The number of women who have strong sailing skills and hands-on experience with maintaining and repairing boats is growing. Still, many women who are preparing to go offshore feel they are running as fast as they can to catch up to their partners’ sailing skills and to become less dependent on their partners for technical know-how.

These were some of the concerns shared by the women of VI Fleet who expressed interest in an offshore seminar for women only. We asked a few of BCA’s more experienced female sailors for ideas on what to cover in such a seminar. They suggested that even though it’s comforting to learn about practical aspects of boats and offshore voyaging in a women-only environment, it might be more powerful to focus on expanding personal comfort levels and addressing personal challenges regarding sailing.

We were particularly fortunate this year to have three experienced facilitators as members of VI Fleet – Georgette Duhaime, Agathe Gaulin and Stefa Katamay – who worked with me to develop a seminar that would explore the strengths women bring to the offshore dream and how to overcome the challenges. Through a mix of short presentations and small and large group work, the facilitators and participants would share ideas and information which would lead to individual action plans and a support network to prepare them for offshore voyaging.
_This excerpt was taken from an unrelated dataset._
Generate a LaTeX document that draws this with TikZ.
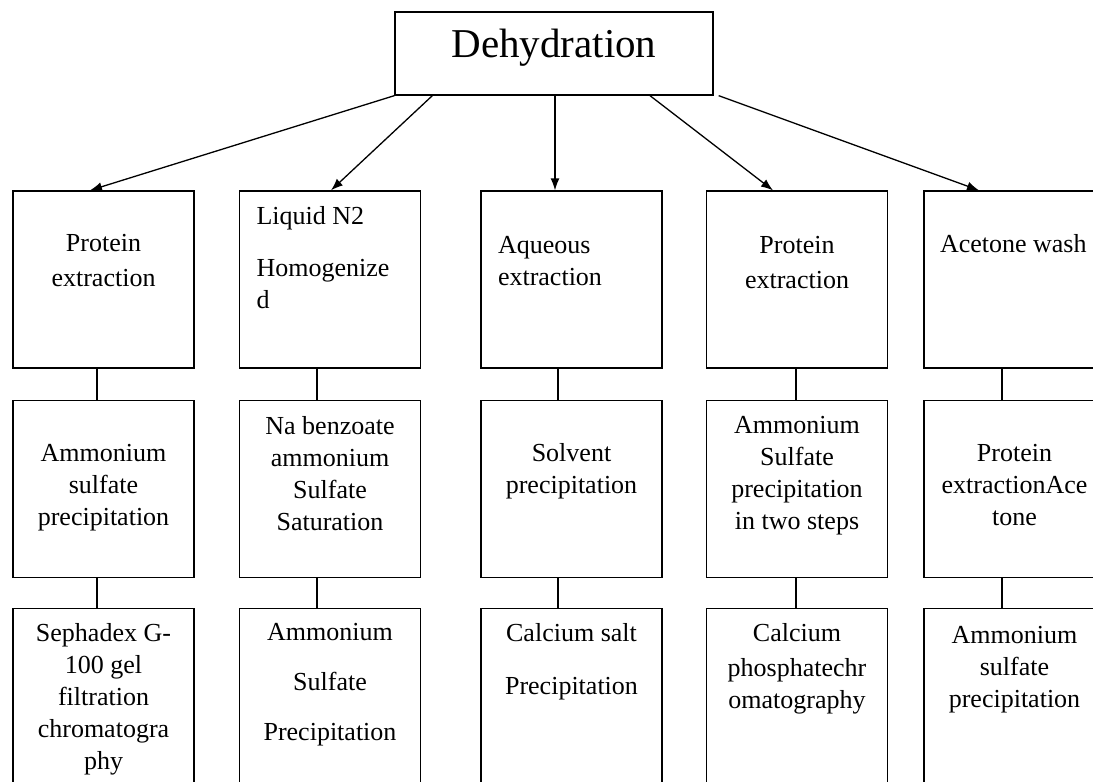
\documentclass[tikz,border=0pt]{standalone}
\usepackage{fontspec}
\setmainfont{Liberation Serif}
\usetikzlibrary{arrows.meta}
\begin{document}
\begin{tikzpicture}[x=1pt,y=-1pt,line width=1.3pt,>={Latex[length=12pt,width=9pt]},
  box/.style={draw,inner sep=0,minimum width=181pt,minimum height=177pt},
  txt/.style={font=\fontsize{26}{32}\selectfont,align=center,inner sep=0,anchor=north}]
\useasboundingbox (0,0) rectangle (1093,782);
\node[box,minimum width=318pt,minimum height=83pt] (top) at (554,53.5) {};
\node[font=\fontsize{41}{48}\selectfont,inner sep=0,anchor=north] (ttop) at ([yshift=-17]top.north) {Dehydration};
\foreach \c/\x in {1/103.5,2/330,3/571.5,4/797,5/1014.5}{
  \node[box] (a\c) at (\x,279.5) {};
  \node[box] (b\c) at (\x,489) {};
  \node[box] (c\c) at (\x,697) {};
}
\draw[->] (top.south west) -- ([xshift=-13.5]a1.north);
\draw[->] ([xshift=38]top.south west) -- ([xshift=1]a2.north);
\draw[->] ([xshift=1]top.south) -- ([xshift=-16.5]a3.north);
\draw[->] ([xshift=96]top.south) -- ([xshift=-24]a4.north);
\draw[->] ([xshift=5]top.south east) -- ([xshift=-35.5]a5.north);
\foreach \c/\s in {1/-6.5,2/-13,3/-13.5,4/-1,5/-12.5}{
  \draw ([xshift=\s]a\c.south) -- ([xshift=\s]b\c.north);
  \draw ([xshift=\s]b\c.south) -- ([xshift=\s]c\c.north);
}
% first row
\node[txt] (ta1) at ([yshift=-43]a1.north) {Protein\\[3pt]extraction};
\node[txt,align=left,anchor=north west] (ta2) at ([xshift=17,yshift=-15]a2.north west) {Liquid N2\\[20pt]Homogenize\\d};
\node[txt,align=left,anchor=north west] (ta3) at ([xshift=17,yshift=-45]a3.north west) {Aqueous\\extraction};
\node[txt] (ta4) at ([yshift=-45]a4.north) {Protein\\[3pt]extraction};
\node[txt,anchor=north west] (ta5) at ([xshift=16,yshift=-43]a5.north west) {Acetone wash};
% second row
\node[txt] (tb1) at ([yshift=-44]b1.north) {Ammonium\\sulfate\\precipitation};
\node[txt] (tb2) at ([yshift=-16]b2.north) {Na benzoate\\ammonium\\Sulfate\\Saturation};
\node[txt] (tb3) at ([yshift=-43]b3.north) {Solvent\\precipitation};
\node[txt] (tb4) at ([yshift=-16]b4.north) {Ammonium\\Sulfate\\precipitation\\in two steps};
\node[txt] (tb5) at ([yshift=-44]b5.north) {Protein\\extractionAce\\tone};
% third row
\node[txt] (tc1) at ([yshift=-15]c1.north) {Sephadex G-\\100 gel\\filtration\\chromatogra\\phy};
\node[txt] (tc2) at ([yshift=-15]c2.north) {Ammonium\\[18pt]Sulfate\\[18pt]Precipitation};
\node[txt] (tc3) at ([yshift=-15]c3.north) {Calcium salt\\[21pt]Precipitation};
\node[txt] (tc4) at ([yshift=-15]c4.north) {Calcium\\[3pt]phosphatechr\\omatography};
\node[txt] (tc5) at ([yshift=-18]c5.north) {Ammonium\\sulfate\\precipitation};
\end{tikzpicture}
\end{document}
In addition to the facilitators, eight women from VI Fleet participated in the six-hour seminar on February 4, 2017. They identified what they were comfortable with regarding sailing, and also what they were concerned about when sailing in local waters and offshore. The areas of greatest concern were docking, sail handling/reefing, engine maintenance/mechanical failures, anchoring, lack of sleep and fears of medical mishaps. Participants were introduced to a model of comfort zones, in which some areas of discomfort offer a challenge and learning opportunity while recognizing that others are seen as excessively risky. A reluctance to venture into the challenge/learning zone will lead to our individual comfort zones becoming progressively smaller, a process which already happens naturally with aging. The participating women then brainstormed ideas for overcoming the challenges they had identified.

Voyaging is not only about sailing and boats, but also about opportunities to pursue personal interests like photography, music, writing, languages and so many more. Participants spent some time identifying the skills and interests that they can contribute to enriching their own offshore sailing experience. There was discussion of learning styles as a lead-in to developing individual action plans, and participants recognized themselves and their partners among the approaches presented. Some of us prefer to watch before we do, and others do before too much thinking about it! Recognize yourself? If you are interested, you can read more about learning styles on the Business.com website.

A model of learning styles.

As part of their individual action plans, some Fleet women will attend the WOW Boating Seminar on April 8, 2017 or other BCA courses to enhance their knowledge and get hands-on learning in some of their identified challenge areas. A list of resources for women was developed by the facilitators and shared with all the women of the VI Fleet.

The opportunity to talk and share experiences with each other in a supportive environment was as valuable for the participants as the more structured small and large group sessions. There was time for this during lunch and the happy hour after the seminar, to which the women brought food typical of what they would prepare on their sailboats. Great food, great company, an exhilarating day!